这也是《百年孤独》中运用较普遍的表现手法。在这里,一场大雨可以连下四年十一个月零两天;一个人被打死后,伤口的鲜血象一股溪水从门下流出,淌在大街上,穿过街巷,一直流到布恩地亚家的厨房;尸骨的屑粉能刷白墙壁,磨光家俱;兔子生殖规模更是到了一种难以置信的程度,“夜里一声巨响后”,“天亮时,院子的地上铺了一层兔子”。这种夸张常常达到了荒诞的程度,起到制造奇境,强化艺术效果的作用。

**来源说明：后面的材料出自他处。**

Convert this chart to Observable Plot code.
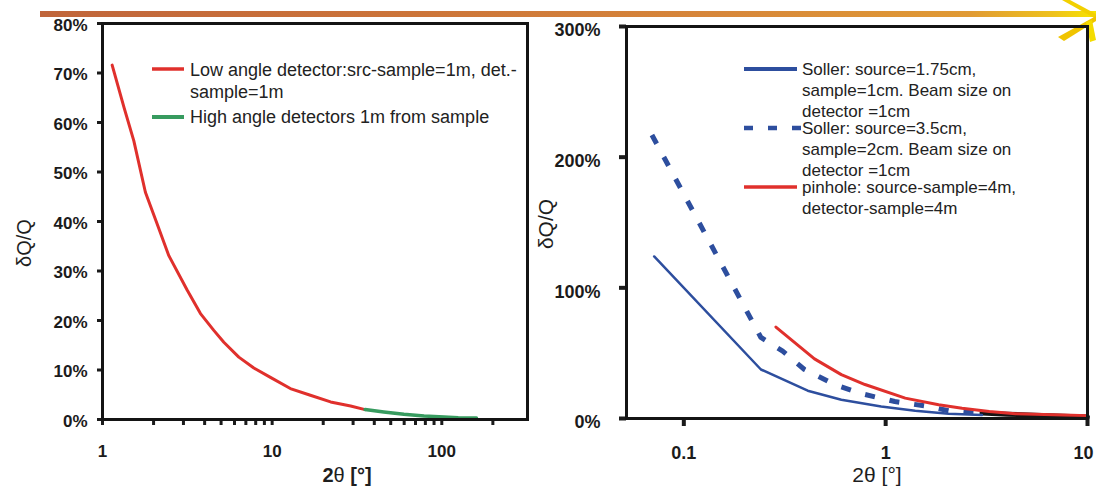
<!DOCTYPE html>
<html>
<head>
<meta charset="utf-8">
<script src="https://cdn.jsdelivr.net/npm/d3@7"></script>
<script src="https://cdn.jsdelivr.net/npm/@observablehq/plot@0.6"></script>
<style>
  html, body { margin: 0; padding: 0; background: #fff; }
  #page { position: relative; width: 1096px; height: 487px; overflow: hidden; background: #fff;
          font-family: "Liberation Sans", Arial, Helvetica, sans-serif; color: #1e1e1e; }
  .panel { position: absolute; top: 0; }
  .abs { position: absolute; white-space: nowrap; }
  .ytitle { transform: translate(-50%, -50%) rotate(-90deg); }
  .xtitle { transform: translate(-50%, -50%); line-height: 1.05; }
  .leg-text { position: absolute; white-space: nowrap; color: #222; }
  .leg-swatch { position: absolute; }
  #topbar { position: absolute; left: 40px; top: 11px; width: 1056px; height: 6px;
            background: linear-gradient(to right, #c0653b 0%, #cc7439 35%, #d7873a 65%, #e09a34 88%, #eec21c 96%, #f7e400 100%); }
</style>
</head>
<body>
<div id="page">
  <div id="topbar"></div>
  <svg class="abs" style="left:1052px;top:0" width="44" height="44" viewBox="0 0 44 44">
    <polygon points="10,0 18,0 44,14 44,19" fill="#f2d000"/>
    <polygon points="6,37 12,41 44,21 44,16" fill="#f0c400"/>
    <polygon points="34,22 40,20 44,40 38,42" fill="#f4dc00"/>
  </svg>
  <div id="left" class="panel" style="left:0"></div>
  <div id="right" class="panel" style="left:548px"></div>
</div>
<script>
// ---- Left panel: resolution of the 1 m instrument ----
const lowAngleTheta = [1.14, 1.34, 1.53, 1.79, 2.10, 2.46, 3.16, 3.78, 4.53, 5.19, 6.36, 7.80, 9.77, 12.8, 16.8, 22.1, 29.0, 35.3];
const lowAngleDQ    = [71.6, 63.0, 56.3, 45.9, 39.5, 33.1, 26.1, 21.4, 18.0, 15.6, 12.6, 10.4, 8.5, 6.25, 4.9, 3.55, 2.74, 2.0];
const highAngleTheta = [35.3, 45.5, 59.8, 78.6, 103, 125, 160];
const highAngleDQ    = [2.0, 1.53, 1.07, 0.73, 0.5, 0.35, 0.3];
const leftLegend = [
  ["Low angle detector:src-sample=1m, det.-", "sample=1m"],
  ["High angle detectors 1m from sample"]
];
const leftXTicks  = [1, 2, 3, 4, 5, 6, 7, 8, 9, 10, 20, 30, 40, 50, 60, 70, 80, 90, 100, 200];
const leftXLabels = [1, 10, 100];
const leftYTicks  = [0, 10, 20, 30, 40, 50, 60, 70, 80];

// ---- Right panel: small-angle resolution, Soller vs pinhole ----
const sollerTheta = [0.0713, 0.241, 0.411, 0.603, 0.95, 1.40, 2.05, 3.0];
const sollerDQ    = [124, 37.5, 21.3, 14.4, 9.2, 5.9, 3.6, 2.7];
const sollerWideTheta = [0.0695, 0.241, 0.309, 0.396, 0.559, 0.76, 1.11, 1.63, 2.05, 3.0];
const sollerWideDQ    = [217, 62, 51.5, 37.5, 26, 19, 13, 9.2, 5.9, 3.8];
const pinholeTheta = [0.286, 0.444, 0.603, 0.79, 1.25, 1.83, 2.39, 3.26, 4.4, 7.6, 10];
const pinholeDQ    = [70, 45.6, 33.6, 26, 15.6, 10.5, 7.9, 5.4, 3.6, 2.6, 2.2];
const tailTheta = [3.0, 4.0, 5.5, 7.5, 10];
const tailDQ    = [4.2, 3.3, 2.5, 1.8, 1.2];
const rightLegend = [
  ["Soller: source=1.75cm,", "sample=1cm. Beam size on", "detector =1cm"],
  ["Soller: source=3.5cm,", "sample=2cm. Beam size on", "detector =1cm"],
  ["pinhole: source-sample=4m,", "detector-sample=4m"]
];
const rightXTicks = [0.1, 1, 10];
const rightYTicks = [0, 100, 200, 300];

const RED = "#e0302c", GREEN = "#379b5f", BLUE = "#2d4e9e", INK = "#141414";
const FONT = '"Liberation Sans", Arial, Helvetica, sans-serif';

const rows = (xs, ys) => xs.map((x, i) => ({theta: x, dq: ys[i]}));
const pct = d => d + "%";
const blank = () => "";

const leftPlot = Plot.plot({
  width: 548, height: 487,
  marginLeft: 102, marginRight: 21, marginTop: 23, marginBottom: 68,
  style: {fontFamily: FONT, fontSize: "17px", fontWeight: "bold", color: "#1b1b1b", background: "transparent", overflow: "visible"},
  x: {type: "log", domain: [1, 320], label: null},
  y: {domain: [0, 80], label: null},
  marks: [
    Plot.axisX(leftXTicks, {tickSize: 6, strokeWidth: 3, tickFormat: blank, label: null}),
    Plot.axisX(leftXLabels, {tickSize: 0, tickPadding: 25, tickFormat: d => String(d), label: null}),
    Plot.axisY(leftYTicks, {tickSize: 5, strokeWidth: 3, tickFormat: blank, label: null}),
    Plot.axisY(leftYTicks, {tickSize: 0, tickPadding: 15, dy: 2, tickFormat: pct, label: null}),
    Plot.line(rows(lowAngleTheta, lowAngleDQ), {x: "theta", y: "dq", stroke: RED, strokeWidth: 3}),
    Plot.line(rows(highAngleTheta, highAngleDQ), {x: "theta", y: "dq", stroke: GREEN, strokeWidth: 3.5}),
    Plot.frame({stroke: INK, strokeWidth: 3})
  ]
});
document.getElementById("left").append(leftPlot);

const rightPlot = Plot.plot({
  width: 548, height: 487,
  marginLeft: 78, marginRight: 9, marginTop: 26, marginBottom: 69,
  style: {fontFamily: FONT, fontSize: "18px", fontWeight: "bold", color: "#1b1b1b", background: "transparent", overflow: "visible"},
  x: {type: "log", domain: [0.052, 10], label: null},
  y: {domain: [0, 300], label: null},
  marks: [
    Plot.axisX(rightXTicks, {tickSize: 8, strokeWidth: 4, tickFormat: blank, label: null}),
    Plot.axisX(rightXTicks.slice(0, -1), {tickSize: 0, tickPadding: 28, tickFormat: d => String(d), label: null}),
    Plot.axisX(rightXTicks.slice(-1), {tickSize: 0, tickPadding: 28, dx: -4, tickFormat: d => String(d), label: null}),
    Plot.axisY(rightYTicks, {tickSize: 7, strokeWidth: 4, tickFormat: blank, label: null}),
    Plot.axisY(rightYTicks, {tickSize: 0, tickPadding: 26, dy: 4, tickFormat: pct, label: null}),
    Plot.line(rows(tailTheta, tailDQ), {x: "theta", y: "dq", stroke: INK, strokeWidth: 5}),
    Plot.line(rows(sollerTheta, sollerDQ), {x: "theta", y: "dq", stroke: BLUE, strokeWidth: 2.5}),
    Plot.line(rows(sollerWideTheta, sollerWideDQ), {x: "theta", y: "dq", stroke: BLUE, strokeWidth: 5, strokeDasharray: "10,15", strokeLinecap: "butt"}),
    Plot.line(rows(pinholeTheta, pinholeDQ), {x: "theta", y: "dq", stroke: RED, strokeWidth: 3}),
    Plot.frame({stroke: INK, strokeWidth: 3})
  ]
});
document.getElementById("right").append(rightPlot);

// ---- titles and legends laid over the two panels ----
const page = document.getElementById("page");
function addDiv(cls, styleText, html) {
  const d = document.createElement("div");
  d.className = cls;
  d.style.cssText = styleText;
  d.innerHTML = html;
  page.append(d);
  return d;
}
addDiv("abs ytitle", "left:24px;top:243px;font-size:20px;", "&delta;Q/Q");
addDiv("abs ytitle", "left:546px;top:224px;font-size:21px;", "&delta;Q/Q");
addDiv("abs xtitle", "left:347px;top:475px;font-size:20px;", "<b>2</b>&theta; <b>[&deg;]</b>");
addDiv("abs xtitle", "left:877px;top:475px;font-size:21px;", "2&theta; [&deg;]");

function swatch(x0, x1, y, color, width, dash) {
  const s = document.createElementNS("http://www.w3.org/2000/svg", "svg");
  s.setAttribute("class", "leg-swatch");
  s.setAttribute("width", x1 - x0);
  s.setAttribute("height", 10);
  s.style.left = x0 + "px";
  s.style.top = (y - 5) + "px";
  const l = document.createElementNS("http://www.w3.org/2000/svg", "line");
  l.setAttribute("x1", 0); l.setAttribute("x2", x1 - x0);
  l.setAttribute("y1", 5); l.setAttribute("y2", 5);
  l.setAttribute("stroke", color);
  l.setAttribute("stroke-width", width);
  if (dash) l.setAttribute("stroke-dasharray", dash);
  s.append(l);
  page.append(s);
}
function legendItem(lines, textX, top, size, lh) {
  addDiv("leg-text", `left:${textX}px;top:${top}px;font-size:${size}px;line-height:${lh}px;`, lines.join("<br>"));
}

// left legend
swatch(152, 184, 69, RED, 3.5);
legendItem(leftLegend[0], 190, 59, 18, 22);
swatch(152, 184, 117, GREEN, 4);
legendItem(leftLegend[1], 190, 106, 18, 22);

// right legend
swatch(744, 797, 69, BLUE, 4);
legendItem(rightLegend[0], 802, 59, 17, 21);
swatch(744, 801, 128, BLUE, 4.5, "9,15");
legendItem(rightLegend[1], 802, 118, 17, 21);
swatch(744, 797, 187, RED, 3.5);
legendItem(rightLegend[2], 802, 177, 17, 21);
</script>
</body>
</html>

《白鹿原》中夸张手法的应用也用很传神。关于白鹿原的描写最为生动:白鹿飘过的地方枯草变绿、毒虫俱死、瘫子婆婆能擀面、瞎子老汉重见光明、秃子重生乌发、丑女变为天仙……,作品中的白狼的描写也极度夸张,以此来揭露社会动荡给农民带来的灾难:白狼吸猪血而不流痕迹,任何障碍不能阻止它的攻击,可穿墙、可过窗。读来似乎荒诞、实则以此揭示封建社会对广大人民残酷剥削的凶残和无孔不入,人民的束手无策和无可奈何。另外,作品中作者讴歌的对象朱先生实则为东方文化的象征,以此也显示出作者对东方传统文化的赞赏和认同,在朱先生形象描述上,作者也多处应用夸张的笔法,世间的一切即在他的预料之中,如对姐夫白嘉轩描述的雪中奇芭轮廓的肯定就是白鹿;对白灵给白嘉轩的托梦即断定白灵昨夜已死等等无一不应验。而最为神奇的是他对自己死后的安排:“文革”期间红卫兵批林批孔,挖墓鞭尸时,朱先生墓中唯一的一块砖上刻着十二个字,正面是“天作孽,犹可违”,反面是“人作孽,不可活”。一个男学生愤怒中捞起那块砖往地上一摔,“那砖头没有折断却分成两层,原来这是两块磨薄了的砖头贴合在一起的,中间有一对公卯和母卯嵌接在一起,里面同样刻着一行字:

折腾到何日为止学生和围观的村民全都惊呼起来……”这不能说是对历史的嘲讽。